Of the 8.8 million sign-up total, 2.4 million were new customers while 6.4 million were returning, according to CMS. The total enrollment figures from the states that run their own exchanges are not yet available, as many have sign-up deadlines that extend past the federal deadline of Dec. 15. 

Lori Lodes, a former Obama administration official who has helped coordinate an open enrollment promotion effort, noted in a post on Medium that the final enrollment figure for Healthcare.gov will likely be even higher than 8.8 million. That’s because the tally didn’t count Dec.15 sign-ups between midnight and 3 a.m., people in line with the call center or people in states impacted by the hurricanes and other extreme weather, who have longer to sign up.

In statements on Twitter announcing the enrollment tally, CMS Administrator Seema Verma credited the agency’s staff for making the sign-up season the “smoothest experience for consumers to date.”

She also offered support for the Trump administration’s reduction in open enrollment advertising and outreach.

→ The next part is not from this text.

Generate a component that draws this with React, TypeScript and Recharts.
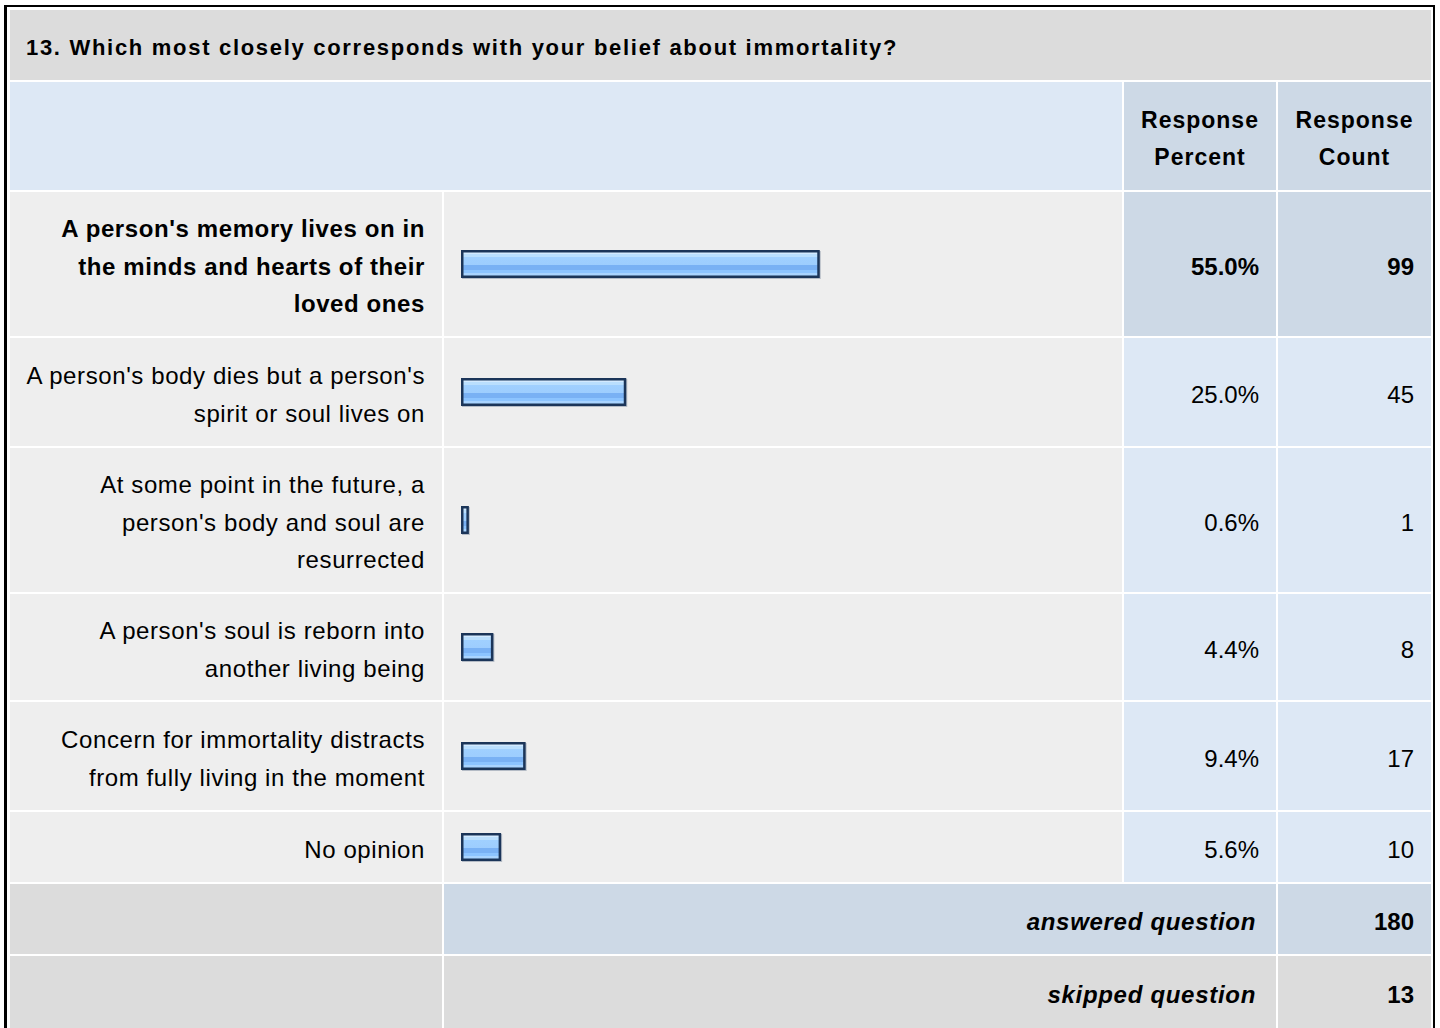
import { BarChart, Bar, XAxis, YAxis } from 'recharts'

const question = '13. Which most closely corresponds with your belief about immortality?'

const answerLabels = [
  "A person's memory lives on in\nthe minds and hearts of their\nloved ones",
  "A person's body dies but a person's\nspirit or soul lives on",
  "At some point in the future, a\nperson's body and soul are\nresurrected",
  "A person's soul is reborn into\nanother living being",
  'Concern for immortality distracts\nfrom fully living in the moment',
  'No opinion',
]
const responsePercent = [55.0, 25.0, 0.6, 4.4, 9.4, 5.6]
const responseCount = [99, 45, 1, 8, 17, 10]
const answeredQuestion = 180
const skippedQuestion = 13

const rowHeights = [144, 108, 144, 106, 108, 70]

const font = '"Liberation Sans", Arial, Helvetica, sans-serif'
const BAR_CELL_W = 678
const maxPct = Math.max(...responsePercent)

function BarShape(props: any) {
  const { x, y, width, height, gradId } = props
  const w = Math.max(width, 0) + 4
  return (
    <g>
      <rect x={x + 1} y={y + 1} width={w} height={height} fill="#8d99aa" opacity={0.6} />
      <rect x={x} y={y} width={w} height={height} fill="#1b3559" />
      <rect x={x + 2.5} y={y + 2.5} width={Math.max(w - 5, 1)} height={height - 5} fill={`url(#${gradId})`} />
    </g>
  )
}

function RowBar({ value, height, idx }: { value: number; height: number; idx: number }) {
  const gradId = `barGrad${idx}`
  return (
    <BarChart
      width={BAR_CELL_W}
      height={height}
      layout="vertical"
      data={[{ name: 'r', value }]}
      margin={{ top: 0, right: 16, left: 17, bottom: 0 }}
    >
      <defs>
        <linearGradient id={gradId} x1="0" y1="0" x2="0" y2="1">
          <stop offset="0" stopColor="#d3eaff" />
          <stop offset="0.08" stopColor="#d3eaff" />
          <stop offset="0.08" stopColor="#badffe" />
          <stop offset="0.2" stopColor="#badffe" />
          <stop offset="0.2" stopColor="#a0d0ff" />
          <stop offset="0.56" stopColor="#9dcdfe" />
          <stop offset="0.56" stopColor="#79b1f4" />
          <stop offset="0.76" stopColor="#79b1f4" />
          <stop offset="0.76" stopColor="#8cc4ff" />
          <stop offset="0.88" stopColor="#8cc4ff" />
          <stop offset="0.88" stopColor="#a9d4ff" />
          <stop offset="1" stopColor="#a9d4ff" />
        </linearGradient>
      </defs>
      <XAxis type="number" domain={[0, 100]} hide />
      <YAxis type="category" dataKey="name" hide />
      <Bar
        dataKey="value"
        barSize={28}
        isAnimationActive={false}
        shape={(p: any) => <BarShape {...p} gradId={gradId} />}
      />
    </BarChart>
  )
}

const cell = (bg: string, extra: React.CSSProperties = {}): React.CSSProperties => ({
  background: bg,
  padding: 0,
  verticalAlign: 'middle',
  ...extra,
})

const textCell = (bg: string, extra: React.CSSProperties = {}): React.CSSProperties =>
  cell(bg, { paddingTop: 5, fontSize: 24, ...extra })

export default function App() {
  return (
    <div
      style={{
        position: 'absolute',
        left: 4,
        top: 5,
        borderLeft: '3px solid #000',
        borderTop: '2px solid #000',
        borderRight: '2px solid #000',
        borderBottom: '2px solid #000',
        paddingLeft: 1,
        paddingTop: 1,
        background: '#fff',
        fontFamily: font,
        color: '#000',
      }}
    >
      <table style={{ borderCollapse: 'separate', borderSpacing: 2, width: 1425, tableLayout: 'fixed' }}>
        <colgroup>
          <col style={{ width: 432 }} />
          <col style={{ width: 678 }} />
          <col style={{ width: 152 }} />
          <col style={{ width: 153 }} />
        </colgroup>
        <tbody>
          <tr style={{ height: 70 }}>
            <td
              colSpan={4}
              style={textCell('#dcdcdc', { paddingLeft: 16, fontWeight: 'bold', fontSize: 22, letterSpacing: 1.7 })}
            >
              {question}
            </td>
          </tr>
          <tr style={{ height: 108 }}>
            <td colSpan={2} style={cell('#dde8f5')} />
            <td
              style={textCell('#cdd9e6', {
                textAlign: 'center',
                fontWeight: 'bold',
                fontSize: 23,
                lineHeight: '37px',
                letterSpacing: 1,
              })}
            >
              Response
              <br />
              Percent
            </td>
            <td
              style={textCell('#cdd9e6', {
                textAlign: 'center',
                fontWeight: 'bold',
                fontSize: 23,
                lineHeight: '37px',
                letterSpacing: 1,
              })}
            >
              Response
              <br />
              Count
            </td>
          </tr>
          {answerLabels.map((label, i) => {
            const top = responsePercent[i] === maxPct
            const side = top ? '#cdd9e6' : '#dde8f5'
            const fw = top ? 'bold' : 'normal'
            return (
              <tr key={i} style={{ height: rowHeights[i] }}>
                <td
                  style={textCell('#eeeeee', {
                    textAlign: 'right',
                    paddingRight: 17,
                    lineHeight: '37.5px',
                    fontWeight: fw,
                    letterSpacing: 0.6,
                    whiteSpace: 'pre-line',
                  })}
                >
                  {label}
                </td>
                <td style={cell('#eeeeee', { lineHeight: 0 })}>
                  <RowBar value={responsePercent[i]} height={rowHeights[i]} idx={i} />
                </td>
                <td style={textCell(side, { textAlign: 'right', paddingRight: 17, fontWeight: fw })}>
                  {responsePercent[i].toFixed(1)}%
                </td>
                <td style={textCell(side, { textAlign: 'right', paddingRight: 17, fontWeight: fw })}>
                  {responseCount[i]}
                </td>
              </tr>
            )
          })}
          <tr style={{ height: 70 }}>
            <td style={cell('#dcdcdc')} />
            <td
              colSpan={2}
              style={textCell('#cdd9e6', {
                textAlign: 'right',
                paddingRight: 20,
                fontWeight: 'bold',
                fontStyle: 'italic',
                letterSpacing: 0.7,
              })}
            >
              answered question
            </td>
            <td style={textCell('#cdd9e6', { textAlign: 'right', paddingRight: 17, fontWeight: 'bold' })}>
              {answeredQuestion}
            </td>
          </tr>
          <tr style={{ height: 72 }}>
            <td style={cell('#dcdcdc')} />
            <td
              colSpan={2}
              style={textCell('#dcdcdc', {
                textAlign: 'right',
                paddingRight: 20,
                fontWeight: 'bold',
                fontStyle: 'italic',
                letterSpacing: 0.7,
              })}
            >
              skipped question
            </td>
            <td style={textCell('#dcdcdc', { textAlign: 'right', paddingRight: 17, fontWeight: 'bold' })}>
              {skippedQuestion}
            </td>
          </tr>
        </tbody>
      </table>
    </div>
  )
}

The administration cut funding for the ACA navigator program by about 40% and funding for ads by 90%. 

A recent analysis found that health insurers stepped up their advertising efforts during open enrollment to compensate for the federal government pulling back. In fact, it said the volume of TV ads during the first 37 days of open enrollment was up 51% compared to the same time period last year. Ads from private sponsors like insurers, though, almost never mentioned Healthcare.gov.